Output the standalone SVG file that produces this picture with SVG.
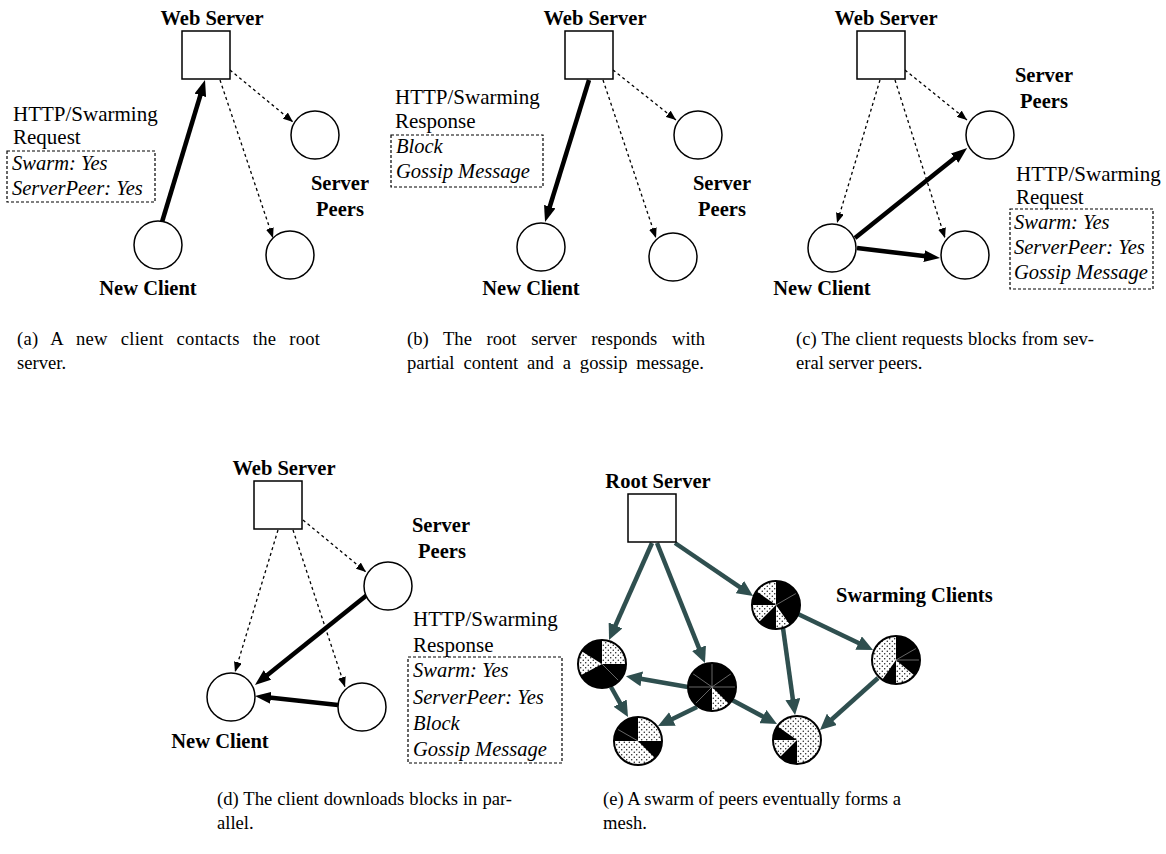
<svg xmlns="http://www.w3.org/2000/svg" width="1166" height="854" viewBox="0 0 1166 854">
<style>
text{font-family:"Liberation Serif","Times New Roman",serif;fill:#000}
.b{font-weight:bold;font-size:20.5px;text-anchor:middle}
.r{font-size:21px}
.i{font-size:20.5px;font-style:italic}
.c{font-size:18.6px}
.sq{fill:#fff;stroke:#000;stroke-width:1.5}
.nd{fill:#fff;stroke:#000;stroke-width:1.5}
.bx{fill:none;stroke:#000;stroke-width:1.2;stroke-dasharray:3,2}
.dl{fill:none;stroke:#000;stroke-width:1.3;stroke-dasharray:3,3;marker-end:url(#ad)}
.tl{fill:none;stroke:#000;stroke-width:4.5;marker-end:url(#at)}
.gl{fill:none;stroke:#2f4f4f;stroke-width:4.5;marker-end:url(#ag)}
.pb{fill:#000}
.pd{fill:url(#dots)}
.po{fill:none;stroke:#000;stroke-width:2}
.gr{stroke:#808080;stroke-width:0.8}
</style>
<defs>
<marker id="ad" markerUnits="userSpaceOnUse" markerWidth="10" markerHeight="8" refX="10" refY="4" orient="auto"><path d="M0,0 L10,4 L0,8 Z" fill="#000"/></marker>
<marker id="at" markerUnits="userSpaceOnUse" markerWidth="16" markerHeight="12" refX="4" refY="6" orient="auto"><path d="M0,0 L16,6 L0,12 Z" fill="#000"/></marker>
<marker id="ag" markerUnits="userSpaceOnUse" markerWidth="16" markerHeight="15" refX="4" refY="7.5" orient="auto"><path d="M0,0 L16,7.5 L0,15 Z" fill="#2f4f4f"/></marker>
<pattern id="dots" patternUnits="userSpaceOnUse" width="5" height="5"><rect width="5" height="5" fill="#fff"/><circle cx="1.25" cy="1.25" r="0.65" fill="#000"/><circle cx="3.75" cy="3.75" r="0.65" fill="#000"/></pattern>
</defs>

<!-- Panel (a) -->
<g id="a-connectors">
<path class="dl" d="M230,70 L293,122"/>
<path class="dl" d="M220,80 L273,238"/>
<path class="tl" d="M162,222 L201.5,91.5"/>
</g>
<g id="a-server"><text class="b" x="212" y="25">Web Server</text><rect class="sq" x="182" y="31" width="48" height="48"/></g>
<g id="a-peer1"><circle class="nd" cx="315" cy="135" r="24"/></g>
<g id="a-peer2"><circle class="nd" cx="290" cy="255" r="24"/></g>
<g id="a-peers-label"><text class="b" x="340" y="190">Server</text><text class="b" x="340" y="216">Peers</text></g>
<g id="a-client"><circle class="nd" cx="158" cy="245" r="24"/><text class="b" x="148" y="295">New Client</text></g>
<g id="a-message"><text class="r" x="13" y="121">HTTP/Swarming</text><text class="r" x="13" y="144">Request</text><rect class="bx" x="7" y="151" width="148" height="51"/><text class="i" x="12" y="170">Swarm: Yes</text><text class="i" x="12" y="195">ServerPeer: Yes</text></g>

<!-- Panel (b) -->
<g id="b-connectors">
<path class="dl" d="M613,70 L676,120"/>
<path class="dl" d="M603,80 L656,238"/>
<path class="tl" d="M589,80 L548.6,210.5"/>
</g>
<g id="b-server"><text class="b" x="595" y="25">Web Server</text><rect class="sq" x="565" y="31" width="48" height="48"/></g>
<g id="b-peer1"><circle class="nd" cx="698" cy="135" r="24"/></g>
<g id="b-peer2"><circle class="nd" cx="673" cy="257" r="24"/></g>
<g id="b-peers-label"><text class="b" x="722" y="190">Server</text><text class="b" x="722" y="216">Peers</text></g>
<g id="b-client"><circle class="nd" cx="541" cy="247" r="24"/><text class="b" x="531" y="295">New Client</text></g>
<g id="b-message"><text class="r" x="395" y="104">HTTP/Swarming</text><text class="r" x="395" y="128">Response</text><rect class="bx" x="391" y="135" width="152" height="52"/><text class="i" x="396" y="153">Block</text><text class="i" x="396" y="178">Gossip Message</text></g>

<!-- Panel (c) -->
<g id="c-connectors">
<path class="dl" d="M880,80 L837,223"/>
<path class="dl" d="M895,80 L945,238"/>
<path class="dl" d="M905,70 L967,120"/>
<path class="tl" d="M855,238 L957.8,155.6"/>
<path class="tl" d="M857,248 L928.1,256.6"/>
</g>
<g id="c-server"><text class="b" x="886" y="25">Web Server</text><rect class="sq" x="857" y="31" width="48" height="48"/></g>
<g id="c-peer1"><circle class="nd" cx="990" cy="135" r="24"/></g>
<g id="c-peer2"><circle class="nd" cx="965" cy="255" r="24"/></g>
<g id="c-peers-label"><text class="b" x="1044" y="82">Server</text><text class="b" x="1044" y="108">Peers</text></g>
<g id="c-client"><circle class="nd" cx="832" cy="248" r="24"/><text class="b" x="822" y="295">New Client</text></g>
<g id="c-message"><text class="r" x="1016" y="181">HTTP/Swarming</text><text class="r" x="1016" y="204">Request</text><rect class="bx" x="1010" y="209" width="143" height="80"/><text class="i" x="1014" y="229">Swarm: Yes</text><text class="i" x="1014" y="254">ServerPeer: Yes</text><text class="i" x="1014" y="279">Gossip Message</text></g>

<!-- Panel (d) -->
<g id="d-connectors">
<path class="dl" d="M278,530 L235,672"/>
<path class="dl" d="M293,530 L345,687"/>
<path class="dl" d="M303,520 L366,572"/>
<path class="tl" d="M367,595 L264.3,677.5"/>
<path class="tl" d="M338,705 L266.9,697.3"/>
</g>
<g id="d-server"><text class="b" x="284" y="475">Web Server</text><rect class="sq" x="254" y="481" width="48" height="48"/></g>
<g id="d-peer1"><circle class="nd" cx="388" cy="586" r="24"/></g>
<g id="d-peer2"><circle class="nd" cx="362" cy="707" r="24"/></g>
<g id="d-peers-label"><text class="b" x="441" y="532">Server</text><text class="b" x="442" y="558">Peers</text></g>
<g id="d-client"><circle class="nd" cx="231" cy="697" r="24"/><text class="b" x="220" y="748">New Client</text></g>
<g id="d-message"><text class="r" x="413" y="626">HTTP/Swarming</text><text class="r" x="413" y="652">Response</text><rect class="bx" x="408" y="657" width="154" height="106"/><text class="i" x="413" y="677">Swarm: Yes</text><text class="i" x="413" y="704">ServerPeer: Yes</text><text class="i" x="413" y="730">Block</text><text class="i" x="413" y="756">Gossip Message</text></g>

<!-- Panel (e) -->
<g id="e-connectors">
<path class="gl" d="M652,543 L613.9,629"/>
<path class="gl" d="M657,543 L700.5,651.9"/>
<path class="gl" d="M675,543 L743.1,589.3"/>
<path class="gl" d="M798,614 L862.2,644.8"/>
<path class="gl" d="M783,628 L793.4,703.1"/>
<path class="gl" d="M878,678 L828.9,722"/>
<path class="gl" d="M688,687 L637.8,678.2"/>
<path class="gl" d="M697,707 L668.8,720.7"/>
<path class="gl" d="M732,700 L766.4,718.4"/>
<path class="gl" d="M611,687 L622.1,706.6"/>
</g>
<g id="e-root"><text class="b" x="658" y="488">Root Server</text><rect class="sq" x="628" y="494" width="48" height="48"/></g>
<g id="e-label"><text class="b" x="836" y="602" style="text-anchor:start">Swarming Clients</text></g>
<g id="e-p1" transform="translate(776,605)">
<circle class="pb" r="24"/>
<path class="pd" d="M0,0 L13.77,19.66 A24,24 0 0 1 0,24 Z"/>
<path class="pd" d="M0,0 L-16.97,16.97 A24,24 0 0 1 -24,0 Z"/>
<path class="pd" d="M0,0 L-19.66,-13.77 A24,24 0 0 1 0,-24 Z"/>
<line class="gr" x1="0" y1="0" x2="20.78" y2="-12"/>
<circle class="po" r="24"/>
</g>
<g id="e-p2" transform="translate(896,660)">
<circle class="pb" r="24"/>
<path class="pd" d="M0,0 L18.38,15.43 A24,24 0 0 1 0,24 Z"/>
<path class="pd" d="M0,0 L-13.77,19.66 A24,24 0 0 1 0,-24 Z"/>
<line class="gr" x1="0" y1="0" x2="20.78" y2="-12"/>
<line class="gr" x1="0" y1="0" x2="24" y2="0"/>
<circle class="po" r="24"/>
</g>
<g id="e-p3" transform="translate(602,664)">
<circle class="pb" r="24"/>
<path class="pd" d="M0,0 L0,-24 A24,24 0 0 1 24,0 Z"/>
<path class="pd" d="M0,0 L-21.19,11.27 A24,24 0 0 1 -20.35,-12.72 Z"/>
<line class="gr" x1="0" y1="0" x2="17" y2="17"/>
<circle class="po" r="24"/>
</g>
<g id="e-p4" transform="translate(712,687)">
<circle class="pb" r="24"/>
<path class="pd" d="M0,0 L16.97,16.97 A24,24 0 0 1 0,24 Z"/>
<line class="gr" x1="0" y1="0" x2="0" y2="-24"/>
<line class="gr" x1="0" y1="0" x2="19.66" y2="-13.77"/>
<line class="gr" x1="0" y1="0" x2="24" y2="0"/>
<line class="gr" x1="0" y1="0" x2="-24" y2="0"/>
<line class="gr" x1="0" y1="0" x2="-19.66" y2="-13.77"/>
<line class="gr" x1="0" y1="0" x2="-16.97" y2="16.97"/>
<circle class="po" r="24"/>
</g>
<g id="e-p5" transform="translate(638,741)">
<circle class="pb" r="24"/>
<path class="pd" d="M0,0 L0,-24 A24,24 0 0 1 24,0 Z"/>
<path class="pd" d="M0,0 L16.97,16.97 A24,24 0 0 1 -24,0 Z"/>
<line class="gr" x1="0" y1="0" x2="-20.78" y2="-12"/>
<circle class="po" r="24"/>
</g>
<g id="e-p6" transform="translate(797,740)">
<circle class="pb" r="24"/>
<path class="pd" d="M0,0 L-16.97,16.97 A24,24 0 0 1 -24,0 Z"/>
<path class="pd" d="M0,0 L-19.66,-13.77 A24,24 0 1 1 0,24 Z"/>
<circle class="po" r="24"/>
</g>

<!-- Captions -->
<g id="captions">
<text class="c" x="17" y="345" word-spacing="7.9" textLength="303" lengthAdjust="spacing">(a) A new client contacts the root</text>
<text class="c" x="17" y="369">server.</text>
<text class="c" x="407" y="345" word-spacing="10.1" textLength="298" lengthAdjust="spacing">(b) The root server responds with</text>
<text class="c" x="407" y="369" word-spacing="4.2" textLength="297" lengthAdjust="spacing">partial content and a gossip message.</text>
<text class="c" x="796" y="345" word-spacing="0.4" textLength="298" lengthAdjust="spacing">(c) The client requests blocks from sev-</text>
<text class="c" x="796" y="369">eral server peers.</text>
<text class="c" x="217" y="805" word-spacing="0.3" textLength="295" lengthAdjust="spacing">(d) The client downloads blocks in par-</text>
<text class="c" x="217" y="829">allel.</text>
<text class="c" x="603" y="805" textLength="298" lengthAdjust="spacing">(e) A swarm of peers eventually forms a</text>
<text class="c" x="603" y="829">mesh.</text>
</g>
</svg>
------------------------------------------------
Collect, from the material above, every line containing the word "with".

Answer —
Output the standalone SVG file that produces this picture with SVG.
<text class="c" x="407" y="345" word-spacing="10.1" textLength="298" lengthAdjust="spacing">(b) The root server responds with</text>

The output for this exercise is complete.